Scan the listing below and copy every line holding "this".

*Records provided*
start
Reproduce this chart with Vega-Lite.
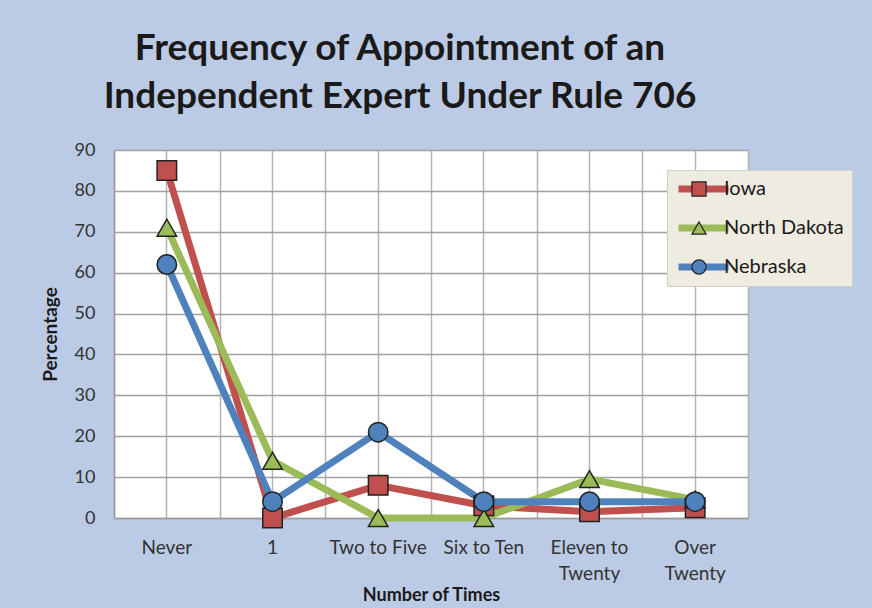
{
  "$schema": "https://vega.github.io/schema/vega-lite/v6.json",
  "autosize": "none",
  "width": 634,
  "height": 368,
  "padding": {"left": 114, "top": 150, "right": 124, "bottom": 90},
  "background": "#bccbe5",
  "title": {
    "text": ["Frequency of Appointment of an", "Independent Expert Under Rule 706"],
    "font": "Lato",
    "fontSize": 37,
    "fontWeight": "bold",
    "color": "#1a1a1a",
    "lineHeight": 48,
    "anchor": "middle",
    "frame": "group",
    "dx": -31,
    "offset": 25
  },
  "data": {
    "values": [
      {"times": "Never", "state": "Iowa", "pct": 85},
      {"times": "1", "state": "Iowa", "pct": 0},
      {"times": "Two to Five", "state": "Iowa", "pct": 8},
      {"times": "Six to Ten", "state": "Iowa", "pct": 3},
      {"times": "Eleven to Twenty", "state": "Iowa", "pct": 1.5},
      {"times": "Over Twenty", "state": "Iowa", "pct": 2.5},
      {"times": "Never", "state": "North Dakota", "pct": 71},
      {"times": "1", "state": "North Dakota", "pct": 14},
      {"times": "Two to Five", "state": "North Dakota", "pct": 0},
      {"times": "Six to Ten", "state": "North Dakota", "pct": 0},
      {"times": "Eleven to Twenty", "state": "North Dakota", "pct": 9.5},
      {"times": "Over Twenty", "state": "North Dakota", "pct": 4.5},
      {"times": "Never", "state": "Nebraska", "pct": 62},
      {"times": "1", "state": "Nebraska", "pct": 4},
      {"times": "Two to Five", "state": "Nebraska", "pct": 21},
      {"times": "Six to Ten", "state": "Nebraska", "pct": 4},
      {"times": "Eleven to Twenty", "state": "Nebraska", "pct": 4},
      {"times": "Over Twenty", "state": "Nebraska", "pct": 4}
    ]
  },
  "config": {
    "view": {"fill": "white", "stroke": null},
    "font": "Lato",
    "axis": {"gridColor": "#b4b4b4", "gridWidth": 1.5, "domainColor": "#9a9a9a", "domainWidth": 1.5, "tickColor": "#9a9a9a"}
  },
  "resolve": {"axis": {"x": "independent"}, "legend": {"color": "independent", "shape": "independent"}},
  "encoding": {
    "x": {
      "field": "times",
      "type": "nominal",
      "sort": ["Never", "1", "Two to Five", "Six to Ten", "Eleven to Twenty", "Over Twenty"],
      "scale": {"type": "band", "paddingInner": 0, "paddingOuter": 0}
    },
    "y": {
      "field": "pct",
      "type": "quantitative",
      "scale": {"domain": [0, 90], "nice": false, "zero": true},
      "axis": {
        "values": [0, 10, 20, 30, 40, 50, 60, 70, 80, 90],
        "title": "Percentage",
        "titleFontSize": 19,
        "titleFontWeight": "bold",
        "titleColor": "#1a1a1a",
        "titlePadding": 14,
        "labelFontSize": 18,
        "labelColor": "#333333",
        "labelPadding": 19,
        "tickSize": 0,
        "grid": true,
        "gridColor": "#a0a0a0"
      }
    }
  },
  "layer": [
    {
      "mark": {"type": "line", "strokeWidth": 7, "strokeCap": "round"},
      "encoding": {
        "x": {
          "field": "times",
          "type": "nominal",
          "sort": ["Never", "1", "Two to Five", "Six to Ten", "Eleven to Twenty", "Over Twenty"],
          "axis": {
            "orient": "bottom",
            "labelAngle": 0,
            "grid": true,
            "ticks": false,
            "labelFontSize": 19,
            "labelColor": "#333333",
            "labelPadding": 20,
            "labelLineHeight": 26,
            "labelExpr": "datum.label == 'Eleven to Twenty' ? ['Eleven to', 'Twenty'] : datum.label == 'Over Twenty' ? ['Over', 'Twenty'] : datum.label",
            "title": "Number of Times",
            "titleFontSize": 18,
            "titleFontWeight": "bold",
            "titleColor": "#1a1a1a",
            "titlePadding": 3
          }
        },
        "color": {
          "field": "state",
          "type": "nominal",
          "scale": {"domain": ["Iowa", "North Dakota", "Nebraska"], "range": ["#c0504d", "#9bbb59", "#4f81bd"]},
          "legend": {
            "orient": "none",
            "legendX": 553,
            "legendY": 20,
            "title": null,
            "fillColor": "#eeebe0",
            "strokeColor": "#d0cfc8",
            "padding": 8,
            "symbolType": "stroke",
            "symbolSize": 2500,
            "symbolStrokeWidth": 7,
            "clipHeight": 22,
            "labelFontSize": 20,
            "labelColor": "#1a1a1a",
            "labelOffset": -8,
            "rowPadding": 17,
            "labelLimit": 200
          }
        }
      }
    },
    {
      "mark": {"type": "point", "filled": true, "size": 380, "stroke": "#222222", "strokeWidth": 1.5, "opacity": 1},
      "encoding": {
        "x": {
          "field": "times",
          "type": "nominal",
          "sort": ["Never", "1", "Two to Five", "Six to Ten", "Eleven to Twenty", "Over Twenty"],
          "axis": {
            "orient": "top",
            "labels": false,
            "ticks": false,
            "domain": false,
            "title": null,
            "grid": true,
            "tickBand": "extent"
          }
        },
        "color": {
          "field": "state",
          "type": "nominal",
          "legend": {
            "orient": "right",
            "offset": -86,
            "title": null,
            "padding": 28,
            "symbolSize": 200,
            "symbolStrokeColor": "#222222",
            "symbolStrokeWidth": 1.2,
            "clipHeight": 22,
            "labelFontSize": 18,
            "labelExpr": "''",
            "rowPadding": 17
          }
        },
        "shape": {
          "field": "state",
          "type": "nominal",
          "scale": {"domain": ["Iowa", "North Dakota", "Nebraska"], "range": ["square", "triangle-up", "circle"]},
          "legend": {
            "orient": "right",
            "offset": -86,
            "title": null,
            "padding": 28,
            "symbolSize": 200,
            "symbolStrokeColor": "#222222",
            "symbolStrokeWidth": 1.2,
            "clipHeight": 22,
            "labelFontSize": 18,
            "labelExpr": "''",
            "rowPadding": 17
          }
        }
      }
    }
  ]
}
end
start
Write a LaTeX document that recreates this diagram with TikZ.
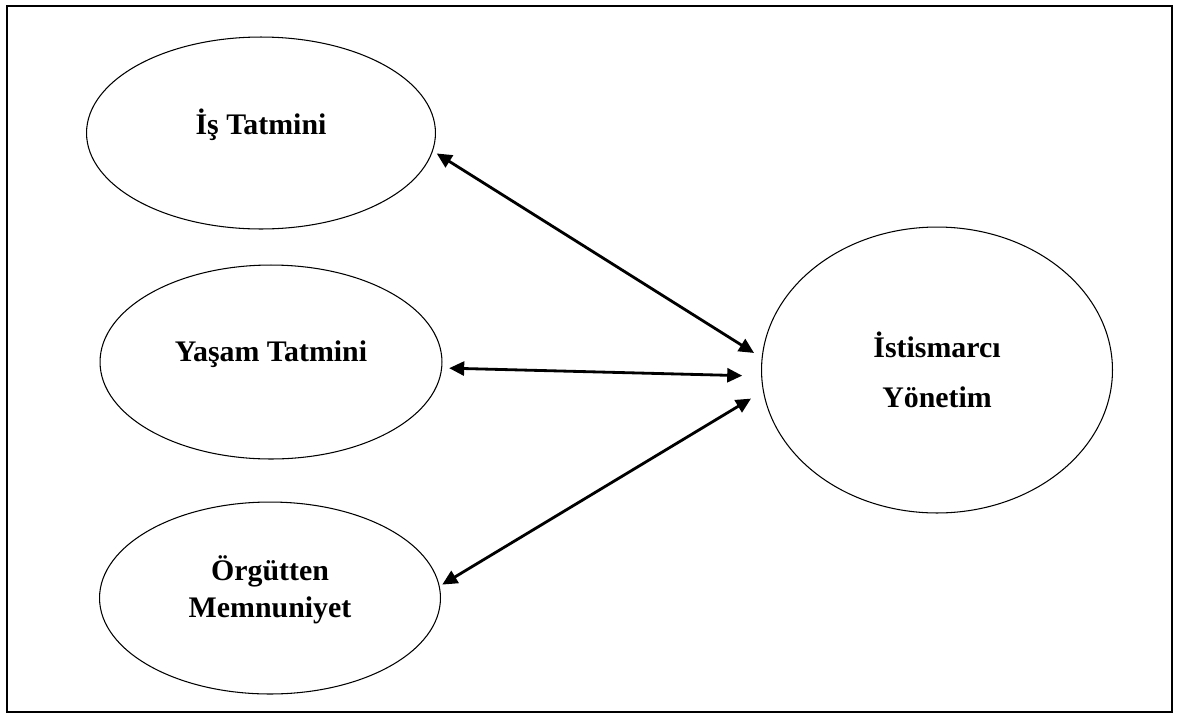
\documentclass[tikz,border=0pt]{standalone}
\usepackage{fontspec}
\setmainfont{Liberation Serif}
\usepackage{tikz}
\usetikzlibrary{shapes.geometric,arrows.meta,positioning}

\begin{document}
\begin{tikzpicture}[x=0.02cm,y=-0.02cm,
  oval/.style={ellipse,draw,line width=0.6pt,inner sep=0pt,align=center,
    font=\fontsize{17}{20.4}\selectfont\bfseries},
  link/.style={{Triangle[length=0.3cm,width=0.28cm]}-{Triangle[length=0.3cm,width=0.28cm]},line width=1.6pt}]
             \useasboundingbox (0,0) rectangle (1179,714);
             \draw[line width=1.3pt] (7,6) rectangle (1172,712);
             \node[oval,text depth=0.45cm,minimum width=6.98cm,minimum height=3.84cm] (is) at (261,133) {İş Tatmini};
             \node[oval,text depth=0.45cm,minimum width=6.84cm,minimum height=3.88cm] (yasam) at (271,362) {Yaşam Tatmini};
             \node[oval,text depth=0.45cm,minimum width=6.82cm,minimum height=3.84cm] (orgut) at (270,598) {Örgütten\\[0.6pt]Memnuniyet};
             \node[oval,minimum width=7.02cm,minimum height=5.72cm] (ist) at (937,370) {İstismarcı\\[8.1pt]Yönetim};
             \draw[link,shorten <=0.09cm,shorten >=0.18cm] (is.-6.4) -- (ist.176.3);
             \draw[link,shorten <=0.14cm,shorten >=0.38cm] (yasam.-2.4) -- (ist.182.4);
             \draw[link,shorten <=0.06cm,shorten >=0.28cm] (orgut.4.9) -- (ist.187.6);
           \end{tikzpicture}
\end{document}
end
*Solution*
Reproduce this chart with Vega-Lite.
Write a LaTeX document that recreates this diagram with TikZ.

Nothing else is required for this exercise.